This year, Sumero from Bosnia and Herzegovina became an associate member of ENIL. In this article, they share information about their work.
Sumero promotes human rights, advocacy and self-advocacy of intellectually disabled people to achieve social inclusion through deinstitutionalization, including the implementation of comprehensive community-based services and housing. This consists of giving disabled people the opportunity to live in community houses with psycho-social assistance, in order for them to achieve their freedoms (mobility, expression) by making new social relations, learning how to take care of themselves (cooking, shopping, cleaning…) and gain their independence while knowing their rights. We now gather 26 small local non-profit associations to promote the rights of persons with different types of disabilities in the two major parts of Bosnia and Herzegovina; the Federation of BiH and the Republika Srpska.
The post-war recovery and democratization process have been remarkably slow compared to the neighbouring countries. More than 20 years after the war, the country still faces many challenges in implementing: a system of sustainable development, adequate social policies and protection of the rights of all citizens. People with disabilities are the most marginalized and least socially included group. They face many barriers to their social participation and inclusion, such as discrimination, limited access to services (education, healthcare, transports…) and poverty. The lack of accountability by the government towards disabled people is unbelievable. Even if BiH ratified the Convention on the Rights of Persons with Disabilities in 2009, real actions and changes are weak and encounter many impediments – the lack of state support, limited financial capacity, lack of political will, commitment and positive discrimination measures.

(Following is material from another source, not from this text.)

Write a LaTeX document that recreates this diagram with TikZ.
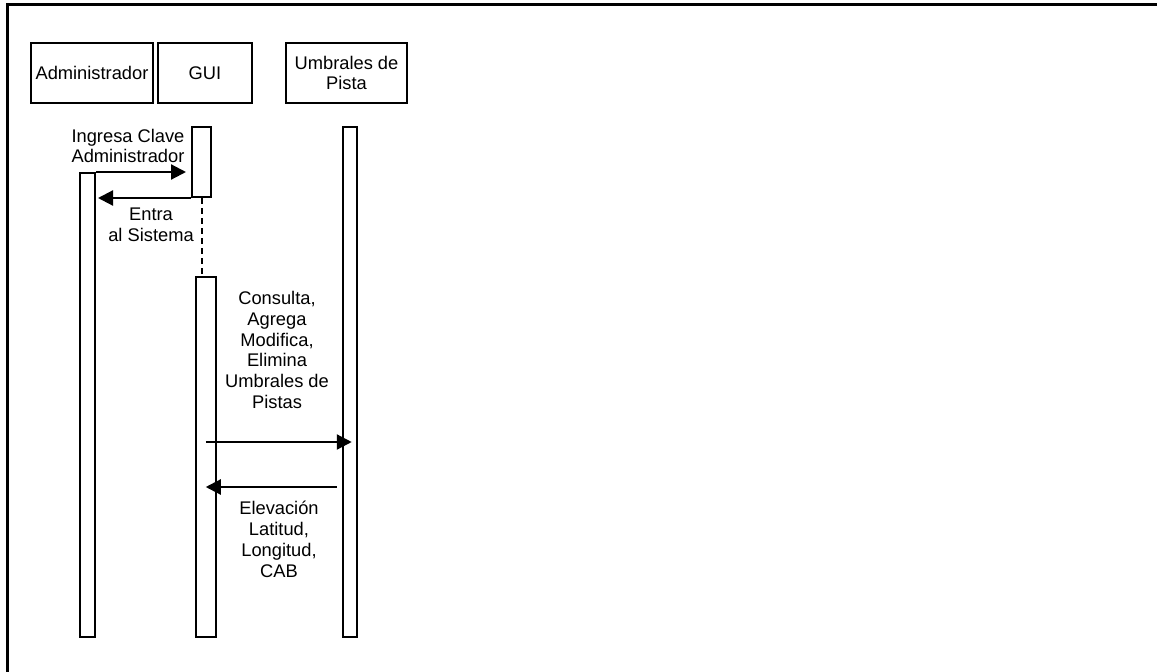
\documentclass[tikz,border=0pt]{standalone}
\usepackage{fontspec}
\setmainfont{Liberation Sans}
\usetikzlibrary{arrows.meta,calc}
\begin{document}
\begin{tikzpicture}[x=1pt,y=-1pt,
  every node/.style={font=\fontsize{18.3}{20.9}\selectfont, inner sep=0pt},
  objbox/.style={draw, line width=2pt, rectangle, align=center},
  actbox/.style={draw, line width=2pt, rectangle, fill=white},
  msg/.style={line width=2.2pt, -{Triangle[length=15pt,width=15pt]}},
  lbl/.style={align=center}]
\useasboundingbox (0,0) rectangle (1157,672);
% frame
\draw[line width=3pt] (7,673) -- (7,4) -- (1158,4);
% objects
\node[objbox, minimum width=122pt, minimum height=60pt] (admin) at (92,73) {Administrador};
\node[objbox, minimum width=94pt, minimum height=60pt] (gui) at (205,73) {GUI};
\node[objbox, minimum width=121pt, minimum height=60pt] (umb) at (346.5,73) {Umbrales de\\Pista};
% activations
\node[actbox, minimum width=15pt, minimum height=464pt] (a1) at (87.5,405) {};
\node[actbox, minimum width=19pt, minimum height=70pt] (g1) at (201.5,162) {};
\node[actbox, minimum width=20pt, minimum height=360pt] (g2) at (205.75,457) {};
\node[actbox, minimum width=14.5pt, minimum height=510pt] (u1) at (349.75,382) {};
% lifeline dashed
\draw[line width=2pt, dash pattern=on 6pt off 4pt] (g1.south) -- (g1.south |- g2.north);
% messages
\coordinate (m1end) at ($(g1.west |- a1.north)+(-5,0)$);
\draw[msg] (a1.north east) -- (m1end);
\coordinate (m2end) at ($(a1.east |- g1.south)+(2,0)$);
\draw[msg] (g1.south west) -- (m2end);
\coordinate (m3start) at ($(g2.west)+(11,-15)$);
\coordinate (m3end) at ($(u1.center |- m3start)+(2,0)$);
\draw[msg] (m3start) -- (m3end);
\coordinate (m4start) at ($(u1.west)+(-5,105)$);
\coordinate (m4end) at ($(g2.west |- m4start)+(11,0)$);
\draw[msg] (m4start) -- (m4end);
% labels
\node[lbl] (l1) at (128,146) {Ingresa Clave\\Administrador};
\node[lbl] (l2) at (151,225) {Entra\\al Sistema};
\node[lbl] (l3) at (277,350) {Consulta,\\Agrega\\Modifica,\\Elimina\\Umbrales de\\Pistas};
\node[lbl] (l4) at (279,539) {Elevación\\Latitud,\\Longitud,\\CAB};
\end{tikzpicture}
\end{document}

The major positive impact of this ratification was that it gave opportunities and right to organizations like ours to strengthen disabled people’s freedom and independence (actions, awareness, laws). It also gave us recognition for our actions and permitted us to sign contracts with Municipalities and Ministries to define that deinstitutionalization and prevention of institutionalization of people with disabilities needs to be implemented. These entities gave a credential to Sumero to provide community-based services as every social institution in BiH in the long run. However, the capacities of these municipalities and cantons are also limited.
The promotion of independent living for disabled people faces many obstacles. The violation of their rights and freedoms still goes on in the current closed institutions supported by the Government. As disabled people mostly stay in those residential closed institutions all their life, isolation, degradation and marginalization are created. The institutions are overcrowded and under-staffed, which means that individuals lack assistance and care. The individual issues are mostly resolved with medication, that is neither efficient nor helpful; individual therapeutic support is rare. The 4 major closed institutions accommodate around 3,000 disabled people. Moreover, the state promotes these types of institutions (financially), which illustrates the failure of the system for social protection to provide support, assistance and specialised support. All of this contributes to the lack of social inclusion, to the society’s prejudices and to the prevention of people with disabilities from living a dignified life.
The consideration and awareness of the situation of people with disabilities has to increase, so that any reforms can be made efficiently. The increasing support for our types of organizations and actions is also needed to pursue deinstitutionalization through local communities, with individualised support. By promoting the issues that are currently at stake in our country and increasing the pressure (or sanctions) imposed on our state, we may be able to enhance its will to implement and increase social protection, services, and government responsibility for disabled people. This could help increase the will of the state to support and promote deinstitutionalization over institutionalization – so that we can have a society where persons with intellectual disabilities and their families equally participate in all aspects of life, have choices, possibilities and respect.